PROBLEM TO SOLVE> Check every line below for the word "this" and show those that hold it.

DATASET CONTENT>

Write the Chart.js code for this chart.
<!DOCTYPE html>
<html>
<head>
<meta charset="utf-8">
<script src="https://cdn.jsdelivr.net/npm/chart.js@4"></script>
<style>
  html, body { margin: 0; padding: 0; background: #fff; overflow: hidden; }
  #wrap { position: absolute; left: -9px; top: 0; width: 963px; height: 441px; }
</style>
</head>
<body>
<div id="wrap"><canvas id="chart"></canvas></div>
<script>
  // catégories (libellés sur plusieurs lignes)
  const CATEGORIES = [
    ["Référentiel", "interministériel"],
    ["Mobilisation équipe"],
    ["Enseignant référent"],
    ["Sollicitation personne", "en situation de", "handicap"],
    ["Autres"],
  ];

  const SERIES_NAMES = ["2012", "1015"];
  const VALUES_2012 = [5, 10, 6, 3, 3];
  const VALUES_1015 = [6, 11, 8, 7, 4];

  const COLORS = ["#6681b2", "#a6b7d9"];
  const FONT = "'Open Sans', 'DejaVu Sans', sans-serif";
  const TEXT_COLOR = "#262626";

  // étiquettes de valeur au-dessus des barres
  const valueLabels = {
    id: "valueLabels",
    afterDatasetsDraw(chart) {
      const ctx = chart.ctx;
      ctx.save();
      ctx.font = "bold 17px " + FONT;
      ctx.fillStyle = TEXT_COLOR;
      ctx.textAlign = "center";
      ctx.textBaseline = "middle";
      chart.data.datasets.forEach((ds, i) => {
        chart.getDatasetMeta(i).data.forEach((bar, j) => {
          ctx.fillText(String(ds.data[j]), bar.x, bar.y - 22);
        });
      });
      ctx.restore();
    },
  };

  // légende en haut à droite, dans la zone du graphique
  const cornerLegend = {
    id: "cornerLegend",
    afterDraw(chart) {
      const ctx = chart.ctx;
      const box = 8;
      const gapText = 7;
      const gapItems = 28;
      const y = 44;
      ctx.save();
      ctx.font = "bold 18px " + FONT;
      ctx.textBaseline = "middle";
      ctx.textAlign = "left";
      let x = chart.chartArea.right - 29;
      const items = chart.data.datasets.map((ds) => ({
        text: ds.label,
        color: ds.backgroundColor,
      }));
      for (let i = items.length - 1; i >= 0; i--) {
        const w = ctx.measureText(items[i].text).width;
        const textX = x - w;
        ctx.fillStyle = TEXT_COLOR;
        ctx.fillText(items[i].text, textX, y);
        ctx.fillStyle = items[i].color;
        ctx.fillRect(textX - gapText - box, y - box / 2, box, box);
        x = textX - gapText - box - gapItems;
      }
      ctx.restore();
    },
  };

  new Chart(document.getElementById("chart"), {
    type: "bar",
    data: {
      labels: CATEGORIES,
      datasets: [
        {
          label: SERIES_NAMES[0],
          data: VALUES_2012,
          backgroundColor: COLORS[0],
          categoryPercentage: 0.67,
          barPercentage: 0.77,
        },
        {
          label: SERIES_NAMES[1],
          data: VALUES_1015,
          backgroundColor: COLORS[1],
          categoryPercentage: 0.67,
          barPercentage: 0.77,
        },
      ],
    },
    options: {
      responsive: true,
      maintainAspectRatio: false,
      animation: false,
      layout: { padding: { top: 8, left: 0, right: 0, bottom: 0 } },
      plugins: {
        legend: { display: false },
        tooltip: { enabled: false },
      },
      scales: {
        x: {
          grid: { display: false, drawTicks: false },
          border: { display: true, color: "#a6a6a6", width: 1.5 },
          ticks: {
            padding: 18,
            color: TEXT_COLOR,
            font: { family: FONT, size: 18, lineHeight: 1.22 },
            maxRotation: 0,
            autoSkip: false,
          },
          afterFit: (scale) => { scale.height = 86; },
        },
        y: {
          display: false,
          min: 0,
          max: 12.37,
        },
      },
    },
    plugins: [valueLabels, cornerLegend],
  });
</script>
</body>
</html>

--

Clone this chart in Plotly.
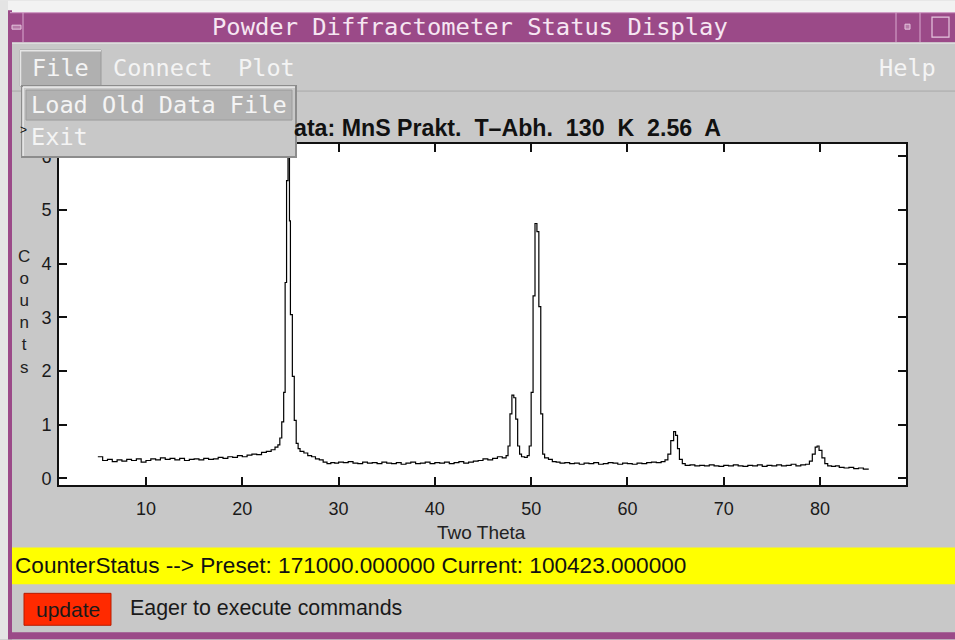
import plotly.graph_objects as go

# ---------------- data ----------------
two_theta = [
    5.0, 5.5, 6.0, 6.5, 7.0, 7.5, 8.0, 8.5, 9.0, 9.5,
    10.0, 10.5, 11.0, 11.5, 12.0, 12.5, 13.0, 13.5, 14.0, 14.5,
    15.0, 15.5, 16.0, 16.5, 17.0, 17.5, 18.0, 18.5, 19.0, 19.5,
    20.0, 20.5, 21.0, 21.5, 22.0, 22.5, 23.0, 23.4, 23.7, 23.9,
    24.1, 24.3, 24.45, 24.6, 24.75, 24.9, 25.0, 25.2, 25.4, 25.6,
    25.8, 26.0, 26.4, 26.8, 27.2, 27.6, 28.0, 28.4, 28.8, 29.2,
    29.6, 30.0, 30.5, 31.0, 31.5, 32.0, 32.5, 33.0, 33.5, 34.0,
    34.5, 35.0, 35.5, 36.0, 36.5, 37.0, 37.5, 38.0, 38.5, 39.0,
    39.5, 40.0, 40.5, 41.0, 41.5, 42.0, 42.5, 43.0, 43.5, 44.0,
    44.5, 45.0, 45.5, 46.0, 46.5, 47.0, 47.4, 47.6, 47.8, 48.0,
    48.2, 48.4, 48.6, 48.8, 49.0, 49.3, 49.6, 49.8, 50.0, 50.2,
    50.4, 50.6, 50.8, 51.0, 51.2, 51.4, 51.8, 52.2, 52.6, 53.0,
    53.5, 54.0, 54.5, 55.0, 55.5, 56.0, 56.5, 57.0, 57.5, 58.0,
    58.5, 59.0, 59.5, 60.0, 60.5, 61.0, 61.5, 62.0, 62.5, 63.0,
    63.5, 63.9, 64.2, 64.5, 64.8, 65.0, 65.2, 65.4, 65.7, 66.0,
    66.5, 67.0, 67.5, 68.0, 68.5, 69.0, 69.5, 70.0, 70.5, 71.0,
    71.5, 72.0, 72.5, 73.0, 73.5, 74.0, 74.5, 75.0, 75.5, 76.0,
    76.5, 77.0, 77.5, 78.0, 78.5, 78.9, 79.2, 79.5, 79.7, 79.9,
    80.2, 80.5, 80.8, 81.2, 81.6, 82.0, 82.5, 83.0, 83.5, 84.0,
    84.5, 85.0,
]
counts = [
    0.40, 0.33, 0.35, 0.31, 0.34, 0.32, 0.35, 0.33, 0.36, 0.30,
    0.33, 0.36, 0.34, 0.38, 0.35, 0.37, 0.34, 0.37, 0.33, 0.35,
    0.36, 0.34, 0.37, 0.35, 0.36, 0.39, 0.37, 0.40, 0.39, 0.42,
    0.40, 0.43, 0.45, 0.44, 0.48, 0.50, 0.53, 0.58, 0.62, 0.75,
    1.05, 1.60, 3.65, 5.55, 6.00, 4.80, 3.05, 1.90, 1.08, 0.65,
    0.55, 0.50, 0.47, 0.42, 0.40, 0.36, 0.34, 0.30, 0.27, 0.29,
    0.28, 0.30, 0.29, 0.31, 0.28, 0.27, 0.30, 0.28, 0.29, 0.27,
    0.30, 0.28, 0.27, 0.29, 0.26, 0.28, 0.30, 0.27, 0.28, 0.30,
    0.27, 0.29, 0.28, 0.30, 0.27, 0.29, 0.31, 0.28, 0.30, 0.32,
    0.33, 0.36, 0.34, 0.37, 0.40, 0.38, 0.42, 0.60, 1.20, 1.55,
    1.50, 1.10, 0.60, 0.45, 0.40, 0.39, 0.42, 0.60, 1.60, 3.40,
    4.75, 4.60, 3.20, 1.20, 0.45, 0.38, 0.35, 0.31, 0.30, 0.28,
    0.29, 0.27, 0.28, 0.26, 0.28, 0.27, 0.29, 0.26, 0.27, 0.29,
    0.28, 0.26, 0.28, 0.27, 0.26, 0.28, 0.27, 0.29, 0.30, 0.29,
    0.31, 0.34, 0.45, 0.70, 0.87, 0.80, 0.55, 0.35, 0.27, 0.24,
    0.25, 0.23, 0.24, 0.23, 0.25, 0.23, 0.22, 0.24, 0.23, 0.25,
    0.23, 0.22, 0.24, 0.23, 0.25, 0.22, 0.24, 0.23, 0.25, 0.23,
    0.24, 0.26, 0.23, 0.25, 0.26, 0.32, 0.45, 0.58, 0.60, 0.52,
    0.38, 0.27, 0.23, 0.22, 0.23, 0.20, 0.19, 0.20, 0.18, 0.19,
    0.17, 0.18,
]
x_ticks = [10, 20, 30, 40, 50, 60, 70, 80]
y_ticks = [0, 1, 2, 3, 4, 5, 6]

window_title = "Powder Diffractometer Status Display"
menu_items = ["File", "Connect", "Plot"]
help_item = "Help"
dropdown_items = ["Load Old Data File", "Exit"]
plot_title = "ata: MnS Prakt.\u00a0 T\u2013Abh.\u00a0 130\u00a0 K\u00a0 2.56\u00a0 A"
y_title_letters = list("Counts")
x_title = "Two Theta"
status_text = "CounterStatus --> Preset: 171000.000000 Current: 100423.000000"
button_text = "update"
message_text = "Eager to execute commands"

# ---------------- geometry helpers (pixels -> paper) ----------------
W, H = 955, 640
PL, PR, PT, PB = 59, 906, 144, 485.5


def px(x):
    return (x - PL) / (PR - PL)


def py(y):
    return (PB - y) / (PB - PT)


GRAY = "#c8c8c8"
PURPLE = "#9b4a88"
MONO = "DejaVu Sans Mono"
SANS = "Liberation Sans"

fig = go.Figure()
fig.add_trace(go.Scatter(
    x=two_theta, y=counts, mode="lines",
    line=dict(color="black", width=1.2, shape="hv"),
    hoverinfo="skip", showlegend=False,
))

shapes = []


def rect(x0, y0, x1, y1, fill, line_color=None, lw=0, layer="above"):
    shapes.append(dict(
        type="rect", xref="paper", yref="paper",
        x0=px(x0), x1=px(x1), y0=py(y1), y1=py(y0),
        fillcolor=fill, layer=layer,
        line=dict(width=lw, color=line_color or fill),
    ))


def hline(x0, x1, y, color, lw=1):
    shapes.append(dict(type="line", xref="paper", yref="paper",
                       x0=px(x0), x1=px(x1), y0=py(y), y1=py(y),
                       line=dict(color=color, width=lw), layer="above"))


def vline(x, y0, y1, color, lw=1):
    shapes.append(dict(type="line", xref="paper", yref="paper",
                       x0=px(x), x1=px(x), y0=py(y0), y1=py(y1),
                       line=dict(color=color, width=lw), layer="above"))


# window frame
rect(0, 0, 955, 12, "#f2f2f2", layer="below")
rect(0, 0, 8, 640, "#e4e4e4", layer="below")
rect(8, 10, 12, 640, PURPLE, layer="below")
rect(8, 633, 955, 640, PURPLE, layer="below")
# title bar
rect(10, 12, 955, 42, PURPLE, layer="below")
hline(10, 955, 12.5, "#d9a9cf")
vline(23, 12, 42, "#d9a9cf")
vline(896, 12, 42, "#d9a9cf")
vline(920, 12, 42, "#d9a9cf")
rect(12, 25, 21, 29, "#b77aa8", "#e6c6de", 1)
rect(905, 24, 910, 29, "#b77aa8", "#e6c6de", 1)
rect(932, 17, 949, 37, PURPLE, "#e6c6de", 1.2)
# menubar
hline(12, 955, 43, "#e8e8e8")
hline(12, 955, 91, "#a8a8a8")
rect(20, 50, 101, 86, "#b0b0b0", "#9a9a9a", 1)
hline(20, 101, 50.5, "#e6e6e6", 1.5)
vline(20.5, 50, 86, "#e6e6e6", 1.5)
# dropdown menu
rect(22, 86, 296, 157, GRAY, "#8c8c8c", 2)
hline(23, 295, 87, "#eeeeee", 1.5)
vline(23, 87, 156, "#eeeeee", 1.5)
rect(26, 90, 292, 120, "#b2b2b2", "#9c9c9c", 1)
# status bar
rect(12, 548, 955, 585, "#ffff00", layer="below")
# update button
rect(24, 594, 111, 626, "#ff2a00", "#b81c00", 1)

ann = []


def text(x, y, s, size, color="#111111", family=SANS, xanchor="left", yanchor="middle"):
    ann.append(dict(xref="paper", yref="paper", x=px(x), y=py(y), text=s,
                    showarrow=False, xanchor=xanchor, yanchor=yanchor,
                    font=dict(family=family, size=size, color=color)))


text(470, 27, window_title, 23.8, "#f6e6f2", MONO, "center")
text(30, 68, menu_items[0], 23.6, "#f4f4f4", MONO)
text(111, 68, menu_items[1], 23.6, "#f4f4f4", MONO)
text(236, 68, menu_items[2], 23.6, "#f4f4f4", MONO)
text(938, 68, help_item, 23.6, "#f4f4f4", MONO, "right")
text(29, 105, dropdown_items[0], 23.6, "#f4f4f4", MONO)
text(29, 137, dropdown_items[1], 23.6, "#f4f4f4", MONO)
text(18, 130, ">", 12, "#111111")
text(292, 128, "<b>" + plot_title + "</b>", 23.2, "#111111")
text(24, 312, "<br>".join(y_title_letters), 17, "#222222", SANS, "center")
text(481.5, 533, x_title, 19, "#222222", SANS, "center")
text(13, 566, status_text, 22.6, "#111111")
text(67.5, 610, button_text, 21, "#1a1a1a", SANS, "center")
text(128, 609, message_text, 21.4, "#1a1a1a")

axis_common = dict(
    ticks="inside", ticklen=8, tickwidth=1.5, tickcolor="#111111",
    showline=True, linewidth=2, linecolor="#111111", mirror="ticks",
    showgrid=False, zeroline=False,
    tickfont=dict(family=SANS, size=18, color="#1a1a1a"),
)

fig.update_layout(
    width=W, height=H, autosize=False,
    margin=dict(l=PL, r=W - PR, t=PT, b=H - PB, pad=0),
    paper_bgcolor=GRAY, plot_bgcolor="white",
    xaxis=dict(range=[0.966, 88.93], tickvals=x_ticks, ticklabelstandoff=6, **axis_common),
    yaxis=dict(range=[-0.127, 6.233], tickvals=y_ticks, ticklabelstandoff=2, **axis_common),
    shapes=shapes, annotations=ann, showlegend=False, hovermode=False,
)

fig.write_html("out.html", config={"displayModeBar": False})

* * *

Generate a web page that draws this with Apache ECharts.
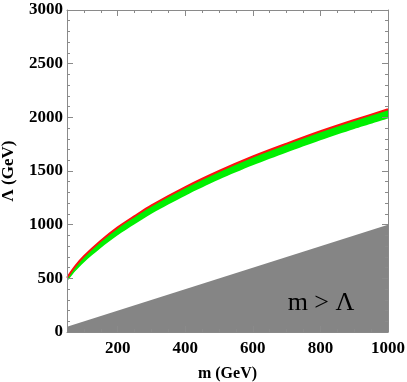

RESULT>
Write the Chart.js code for this chart.
Clone this chart in Plotly.
Generate a web page that draws this with Apache ECharts.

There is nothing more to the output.